「選択」と「提案」

今年に入ってからとある研修に参加しており、この前あった講義でのお題が「百貨店のコンセプトのイノベーション」だった。
この研修会では、「コンセプト」とは「要するに誰に何を売るのか」であり、イノベーションは「進歩」ではなく「価値次元が変化すること」と定義している。
そういった中で、百貨店が今後提供すべき新しい価値は何かを考えるというが今回のテーマであった。
そのときに考えたことや議論した内容を、講義の備忘録としてここにまとめておくことにする。
 

百貨店はすでに「体験」を売っていた

新しいイノベーティブなコンセプトを考える前に、これまでの百貨店が提供してきた価値や強みをまず考えてみた。
百貨店に限らず、これからはモノを売るのではなく体験を売るべきだ、といったことはよく聞く話であるが、よくよく考えてみると百貨店は昔から家族で1日を過ごすという娯楽(=体験)を提供していたように思う。
一昔前(いや二昔前か!)はこのコンセプト、ビジネスモデルで百貨店は一世を風靡してきたが、このニーズに対する解決策(家族で1日を過ごす娯楽)はいろいろと多様化してきており、また百貨店ともろに被る業態としてショッピングモールが台頭し、完全に取って代わられている。
 

百貨店は「選択」する楽しみという体験を提供していた

もう1つ議論の中で出てきたのは、「選択」と「提案」という対立軸。
選択肢の多い中から顧客が「選択」するスタイルと、店側がある程度「提案」したもの顧客が購入するというスタイルの違い。
どこかの記事で日本人は「選択」式が苦手で、サブウェイが苦戦するのもそれが一因ではないかと紹介されていた(なぜ「選択」が苦手かはまた別途考えてみたい)。
ただ、百貨店自体はこれまでどちらかというと「選択」スタイルで、ある程度商品に関する判断力がある人がやってきて好みの商品を選択して購入するというビジネスモデルであったと思う。
今でも「デパ地下」はその典型で、小銭をもって祭りに行って何を買うか迷いながら選択するというのに似たようなわくわく感を演出しているように思う。
 

これからの百貨店は「提案」するスタイルを目指すべきなのか?

さてここからは、参加者で議論したものや、講師が紹介したアイデアを並べてみたい。
 
ショールームとしてのメディア化
これはわれわれのグループで出たアイデアだが、消費者からお金をもらうのではなく、B2Bとして企業から広告料をもらい、さまざまな場面の生活空間を提案。消費者はその空間を体験して、最終的には消費につなげていきたいというアイデア。
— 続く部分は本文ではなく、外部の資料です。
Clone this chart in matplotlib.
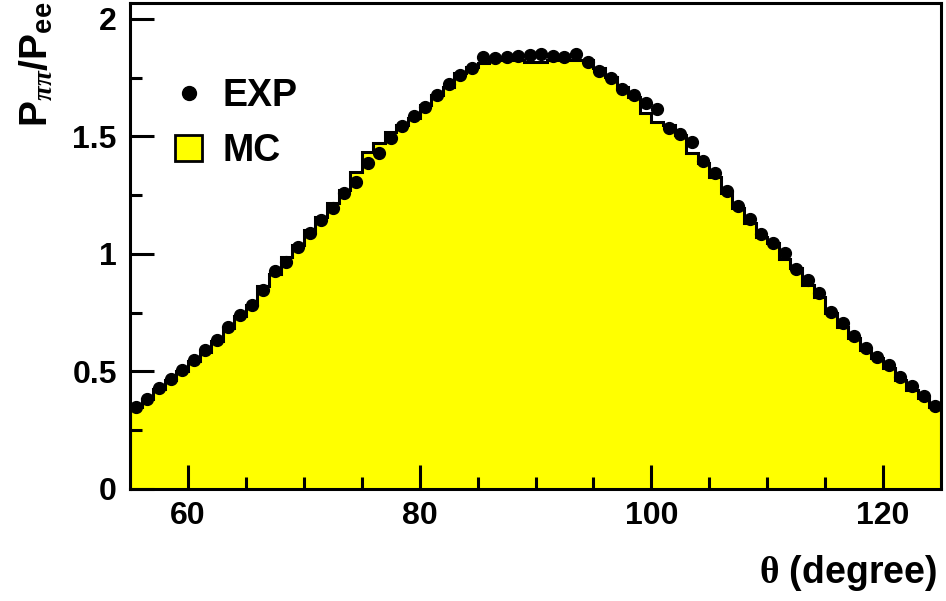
import numpy as np
import matplotlib
matplotlib.use("Agg")
import matplotlib.pyplot as plt
from matplotlib.lines import Line2D
from matplotlib.patches import Patch

plt.rcParams['font.family'] = ['Liberation Sans', 'DejaVu Sans']
plt.rcParams['font.weight'] = 'bold'
plt.rcParams['mathtext.fontset'] = 'custom'
plt.rcParams['mathtext.rm'] = 'Liberation Sans:bold'
plt.rcParams['mathtext.bf'] = 'Liberation Sans:bold'
plt.rcParams['mathtext.it'] = 'Liberation Serif:italic'
plt.rcParams['mathtext.sf'] = 'Liberation Serif'

# theta bins (degree), 1-degree wide from 55 to 125
theta_lo = 55
theta_hi = 125

exp_vals = [0.350, 0.385, 0.430, 0.470, 0.505, 0.550, 0.590, 0.635, 0.690, 0.740,
            0.785, 0.845, 0.929, 0.967, 1.031, 1.088, 1.145, 1.194, 1.261, 1.308,
            1.386, 1.428, 1.492, 1.545, 1.587, 1.627, 1.677, 1.722, 1.762, 1.790,
            1.840, 1.833, 1.838, 1.842, 1.848, 1.853, 1.844, 1.840, 1.851, 1.817,
            1.779, 1.748, 1.703, 1.675, 1.643, 1.617, 1.535, 1.510, 1.478, 1.397,
            1.343, 1.270, 1.204, 1.148, 1.085, 1.048, 1.003, 0.935, 0.889, 0.833,
            0.755, 0.708, 0.651, 0.601, 0.560, 0.528, 0.478, 0.438, 0.396, 0.354]

mc_vals = [0.350, 0.385, 0.425, 0.465, 0.500, 0.545, 0.585, 0.630, 0.685, 0.735,
           0.785, 0.865, 0.915, 0.989, 1.038, 1.100, 1.159, 1.216, 1.272, 1.350,
           1.435, 1.471, 1.520, 1.549, 1.577, 1.634, 1.677, 1.710, 1.770, 1.797,
           1.814, 1.826, 1.826, 1.826, 1.815, 1.815, 1.826, 1.826, 1.826, 1.826,
           1.790, 1.755, 1.710, 1.670, 1.600, 1.563, 1.549, 1.506, 1.428, 1.386,
           1.329, 1.258, 1.194, 1.130, 1.074, 1.045, 0.980, 0.940, 0.868, 0.818,
           0.748, 0.690, 0.641, 0.590, 0.556, 0.514, 0.464, 0.421, 0.386, 0.350]

x_ticks = [60, 80, 100, 120]
y_ticks = [0, 0.5, 1, 1.5, 2]
y_tick_labels = ['0', '0.5', '1', '1.5', '2']

edges = np.arange(theta_lo, theta_hi + 1, 1)
centers = (edges[:-1] + edges[1:]) / 2

fig = plt.figure(figsize=(9.46, 6.01), dpi=100)
ax = fig.add_axes([130 / 946, 112 / 601, 811 / 946, 486 / 601])

ax.stairs(mc_vals, edges, fill=True, color='#ffff00', lw=0)
ax.stairs(mc_vals, edges, color='black', lw=2.2)
ax.plot(centers, exp_vals, 'o', color='black', ms=8.5, zorder=5)

ax.set_xlim(theta_lo, theta_hi)
ax.set_ylim(0, 2.068)

ax.set_xticks(x_ticks)
ax.set_xticks(np.arange(65, 125, 5), minor=True)
ax.set_yticks(y_ticks)
ax.set_yticklabels(y_tick_labels)
ax.set_yticks(np.arange(0.25, 2.0, 0.5), minor=True)
ax.tick_params(which='major', direction='in', length=17, width=2.2,
               labelsize=23, top=False, right=False)
ax.tick_params(which='minor', direction='in', length=8.5, width=2.2,
               top=False, right=False)
ax.tick_params(axis='y', which='major', pad=9.5)
ax.tick_params(axis='x', which='major', pad=9)
for lab in ax.get_xticklabels() + ax.get_yticklabels():
    lab.set_fontweight('bold')
for s in ax.spines.values():
    s.set_linewidth(2.2)

handles = [Line2D([], [], marker='o', ls='none', color='black', ms=10),
           Patch(facecolor='#ffff00', edgecolor='black', lw=2)]
leg = ax.legend(handles, ['EXP', 'MC'], loc='upper left',
                bbox_to_anchor=(0.056, 0.845), frameon=False,
                prop={'size': 27, 'weight': 'bold'},
                handlelength=0.7, handleheight=0.7, handletextpad=0.55,
                labelspacing=0.5, borderpad=0, borderaxespad=0)

fig.text(937 / 946, 8 / 601, r'$\mathsf{\theta}$ (degree)', ha='right', va='bottom',
         fontsize=27, fontweight='bold')
fig.text(36 / 946, 0.998, r'P$_{\pi\pi}$/P$_{\mathbf{ee}}$', rotation=90,
         ha='center', va='top', fontsize=28, fontweight='bold')

fig.savefig('out.png', dpi=100)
百貨店自体がメディアになるというコンセプトである。
百貨店の強みである、一等地という立地、バイヤーによる目利きからの提案などが活かせるのではないかと考えた(ただよく考えると、このバイヤーの目利きと広告を出す企業との利害が一致しない場合が出てくるような気がする。短い時間でのアイデアということでご勘弁を)。
 
・百貨店ホテル
ホテルと融合して体験を売るというアイデア。メディア化のアイデアと被っているところも多く、このアイデアであれば企業からも消費者からも(宿泊料として)お金をもらうことができる。ホテルの中でさまざまな生活を提案することが可能であろう。ただこのモデルであれば、百貨店よりもホテルがやったほうが早いようにも思えた。
 
・売り子の人とのコミュニケーションを楽しむ場としての百貨店
現状、百貨店の販売員は必要とされていないことが多く、むしろ販売の邪魔をしているのではないかというところからスタートしたアイデア。それであれば、必要ない顧客には販売員はつかずに買い物を楽しんでもらい、逆に販売員は銀座のクラブのようにその人とのコミュニケーションを楽しみたいという層に対応するというスタイルの百貨店。顧客にモノを売るのではなく、まさしくコミュニケーションを売るという価値転換を図るというもの。
 
他にもいくつかのアイデアが出てきたが、上の3つのアイデア含めてそのほとんどがいわゆる顧客が「選択」するスタイルの百貨店ではなく、顧客に「提案」をするスタイルの百貨店であった。
 
最近の「提案」型小売の典型例として「ジャパネットたかた」が挙げられる。購買関与度は高いが、製品判断力の低い顧客に対して、おすすめ商品を提案するスタイルで一時代を築いている。
これまでの百貨店は、購買関与度が高く、製品判断力も高い顧客に対して「選択」できる場を提供してきたが、EC全盛の時代、「選択」型はそちらにまかせて、百貨店はジャパネットたかたのように「提案」するスタイルへの変換が求められているのだろうか。